→ **EXERCISE DIRECTIONS**: Copy every line of the listing exactly.

→ **GIVEN INFORMATION**:

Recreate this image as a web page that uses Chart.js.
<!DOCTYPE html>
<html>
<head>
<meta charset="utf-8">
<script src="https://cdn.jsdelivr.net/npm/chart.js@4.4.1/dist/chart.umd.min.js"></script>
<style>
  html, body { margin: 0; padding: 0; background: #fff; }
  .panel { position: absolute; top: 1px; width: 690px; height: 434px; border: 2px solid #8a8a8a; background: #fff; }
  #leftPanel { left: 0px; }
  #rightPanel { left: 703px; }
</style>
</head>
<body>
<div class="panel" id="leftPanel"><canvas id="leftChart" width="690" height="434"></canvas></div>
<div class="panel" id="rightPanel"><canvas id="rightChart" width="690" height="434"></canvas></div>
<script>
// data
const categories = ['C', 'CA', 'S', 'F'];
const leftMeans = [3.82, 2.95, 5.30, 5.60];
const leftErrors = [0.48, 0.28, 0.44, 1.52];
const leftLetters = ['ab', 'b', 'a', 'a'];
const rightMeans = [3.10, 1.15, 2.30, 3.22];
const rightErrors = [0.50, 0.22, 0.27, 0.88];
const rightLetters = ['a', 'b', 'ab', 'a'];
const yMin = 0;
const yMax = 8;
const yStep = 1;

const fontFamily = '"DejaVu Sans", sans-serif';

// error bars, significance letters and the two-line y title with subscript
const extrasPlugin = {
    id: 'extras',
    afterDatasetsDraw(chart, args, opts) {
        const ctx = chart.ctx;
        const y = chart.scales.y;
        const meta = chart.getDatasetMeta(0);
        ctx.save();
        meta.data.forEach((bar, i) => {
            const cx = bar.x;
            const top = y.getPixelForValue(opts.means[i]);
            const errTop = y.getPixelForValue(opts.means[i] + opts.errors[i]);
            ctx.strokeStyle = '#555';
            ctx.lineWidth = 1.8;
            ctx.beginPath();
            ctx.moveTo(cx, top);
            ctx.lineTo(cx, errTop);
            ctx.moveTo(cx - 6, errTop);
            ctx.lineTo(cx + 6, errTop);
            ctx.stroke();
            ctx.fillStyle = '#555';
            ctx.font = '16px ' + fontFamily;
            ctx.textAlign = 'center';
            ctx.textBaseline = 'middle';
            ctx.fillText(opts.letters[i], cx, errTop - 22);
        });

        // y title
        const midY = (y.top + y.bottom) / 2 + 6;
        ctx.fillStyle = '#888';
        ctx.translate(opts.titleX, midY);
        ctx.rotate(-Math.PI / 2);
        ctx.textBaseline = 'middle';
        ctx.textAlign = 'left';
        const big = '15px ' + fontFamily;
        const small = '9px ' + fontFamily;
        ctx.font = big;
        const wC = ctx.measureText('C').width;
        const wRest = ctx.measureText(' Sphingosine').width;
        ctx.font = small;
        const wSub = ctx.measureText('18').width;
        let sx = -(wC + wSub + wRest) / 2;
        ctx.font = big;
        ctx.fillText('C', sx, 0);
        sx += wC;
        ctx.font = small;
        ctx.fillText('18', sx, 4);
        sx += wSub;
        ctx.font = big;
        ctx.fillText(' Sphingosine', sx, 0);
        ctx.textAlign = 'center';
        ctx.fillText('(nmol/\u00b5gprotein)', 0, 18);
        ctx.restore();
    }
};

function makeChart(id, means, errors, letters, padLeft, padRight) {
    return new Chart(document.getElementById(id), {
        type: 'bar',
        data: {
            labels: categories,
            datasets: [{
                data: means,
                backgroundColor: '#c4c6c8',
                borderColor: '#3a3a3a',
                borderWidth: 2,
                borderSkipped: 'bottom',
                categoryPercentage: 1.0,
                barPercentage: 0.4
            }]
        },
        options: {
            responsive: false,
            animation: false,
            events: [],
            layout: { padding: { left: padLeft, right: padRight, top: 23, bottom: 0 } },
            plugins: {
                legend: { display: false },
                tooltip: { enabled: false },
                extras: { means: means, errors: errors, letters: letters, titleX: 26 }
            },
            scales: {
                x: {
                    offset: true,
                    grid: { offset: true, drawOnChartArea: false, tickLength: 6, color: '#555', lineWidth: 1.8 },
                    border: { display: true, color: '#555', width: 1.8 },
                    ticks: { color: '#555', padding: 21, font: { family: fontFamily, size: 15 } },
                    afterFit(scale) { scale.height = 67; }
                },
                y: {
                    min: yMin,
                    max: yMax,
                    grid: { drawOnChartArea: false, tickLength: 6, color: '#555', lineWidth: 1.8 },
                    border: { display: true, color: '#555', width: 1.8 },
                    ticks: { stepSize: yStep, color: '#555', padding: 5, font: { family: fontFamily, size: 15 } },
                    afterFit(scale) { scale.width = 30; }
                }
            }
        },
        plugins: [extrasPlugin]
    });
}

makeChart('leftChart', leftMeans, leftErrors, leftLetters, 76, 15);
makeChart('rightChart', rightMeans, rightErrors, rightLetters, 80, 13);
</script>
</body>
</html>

→ **TASK ANSWER**:
Recreate this image as a web page that uses Chart.js.
<!DOCTYPE html>
<html>
<head>
<meta charset="utf-8">
<script src="https://cdn.jsdelivr.net/npm/chart.js@4.4.1/dist/chart.umd.min.js"></script>
<style>
  html, body { margin: 0; padding: 0; background: #fff; }
  .panel { position: absolute; top: 1px; width: 690px; height: 434px; border: 2px solid #8a8a8a; background: #fff; }
  #leftPanel { left: 0px; }
  #rightPanel { left: 703px; }
</style>
</head>
<body>
<div class="panel" id="leftPanel"><canvas id="leftChart" width="690" height="434"></canvas></div>
<div class="panel" id="rightPanel"><canvas id="rightChart" width="690" height="434"></canvas></div>
<script>
// data
const categories = ['C', 'CA', 'S', 'F'];
const leftMeans = [3.82, 2.95, 5.30, 5.60];
const leftErrors = [0.48, 0.28, 0.44, 1.52];
const leftLetters = ['ab', 'b', 'a', 'a'];
const rightMeans = [3.10, 1.15, 2.30, 3.22];
const rightErrors = [0.50, 0.22, 0.27, 0.88];
const rightLetters = ['a', 'b', 'ab', 'a'];
const yMin = 0;
const yMax = 8;
const yStep = 1;

const fontFamily = '"DejaVu Sans", sans-serif';

// error bars, significance letters and the two-line y title with subscript
const extrasPlugin = {
    id: 'extras',
    afterDatasetsDraw(chart, args, opts) {
        const ctx = chart.ctx;
        const y = chart.scales.y;
        const meta = chart.getDatasetMeta(0);
        ctx.save();
        meta.data.forEach((bar, i) => {
            const cx = bar.x;
            const top = y.getPixelForValue(opts.means[i]);
            const errTop = y.getPixelForValue(opts.means[i] + opts.errors[i]);
            ctx.strokeStyle = '#555';
            ctx.lineWidth = 1.8;
            ctx.beginPath();
            ctx.moveTo(cx, top);
            ctx.lineTo(cx, errTop);
            ctx.moveTo(cx - 6, errTop);
            ctx.lineTo(cx + 6, errTop);
            ctx.stroke();
            ctx.fillStyle = '#555';
            ctx.font = '16px ' + fontFamily;
            ctx.textAlign = 'center';
            ctx.textBaseline = 'middle';
            ctx.fillText(opts.letters[i], cx, errTop - 22);
        });

        // y title
        const midY = (y.top + y.bottom) / 2 + 6;
        ctx.fillStyle = '#888';
        ctx.translate(opts.titleX, midY);
        ctx.rotate(-Math.PI / 2);
        ctx.textBaseline = 'middle';
        ctx.textAlign = 'left';
        const big = '15px ' + fontFamily;
        const small = '9px ' + fontFamily;
        ctx.font = big;
        const wC = ctx.measureText('C').width;
        const wRest = ctx.measureText(' Sphingosine').width;
        ctx.font = small;
        const wSub = ctx.measureText('18').width;
        let sx = -(wC + wSub + wRest) / 2;
        ctx.font = big;
        ctx.fillText('C', sx, 0);
        sx += wC;
        ctx.font = small;
        ctx.fillText('18', sx, 4);
        sx += wSub;
        ctx.font = big;
        ctx.fillText(' Sphingosine', sx, 0);
        ctx.textAlign = 'center';
        ctx.fillText('(nmol/\u00b5gprotein)', 0, 18);
        ctx.restore();
    }
};

function makeChart(id, means, errors, letters, padLeft, padRight) {
    return new Chart(document.getElementById(id), {
        type: 'bar',
        data: {
            labels: categories,
            datasets: [{
                data: means,
                backgroundColor: '#c4c6c8',
                borderColor: '#3a3a3a',
                borderWidth: 2,
                borderSkipped: 'bottom',
                categoryPercentage: 1.0,
                barPercentage: 0.4
            }]
        },
        options: {
            responsive: false,
            animation: false,
            events: [],
            layout: { padding: { left: padLeft, right: padRight, top: 23, bottom: 0 } },
            plugins: {
                legend: { display: false },
                tooltip: { enabled: false },
                extras: { means: means, errors: errors, letters: letters, titleX: 26 }
            },
            scales: {
                x: {
                    offset: true,
                    grid: { offset: true, drawOnChartArea: false, tickLength: 6, color: '#555', lineWidth: 1.8 },
                    border: { display: true, color: '#555', width: 1.8 },
                    ticks: { color: '#555', padding: 21, font: { family: fontFamily, size: 15 } },
                    afterFit(scale) { scale.height = 67; }
                },
                y: {
                    min: yMin,
                    max: yMax,
                    grid: { drawOnChartArea: false, tickLength: 6, color: '#555', lineWidth: 1.8 },
                    border: { display: true, color: '#555', width: 1.8 },
                    ticks: { stepSize: yStep, color: '#555', padding: 5, font: { family: fontFamily, size: 15 } },
                    afterFit(scale) { scale.width = 30; }
                }
            }
        },
        plugins: [extrasPlugin]
    });
}

makeChart('leftChart', leftMeans, leftErrors, leftLetters, 76, 15);
makeChart('rightChart', rightMeans, rightErrors, rightLetters, 80, 13);
</script>
</body>
</html>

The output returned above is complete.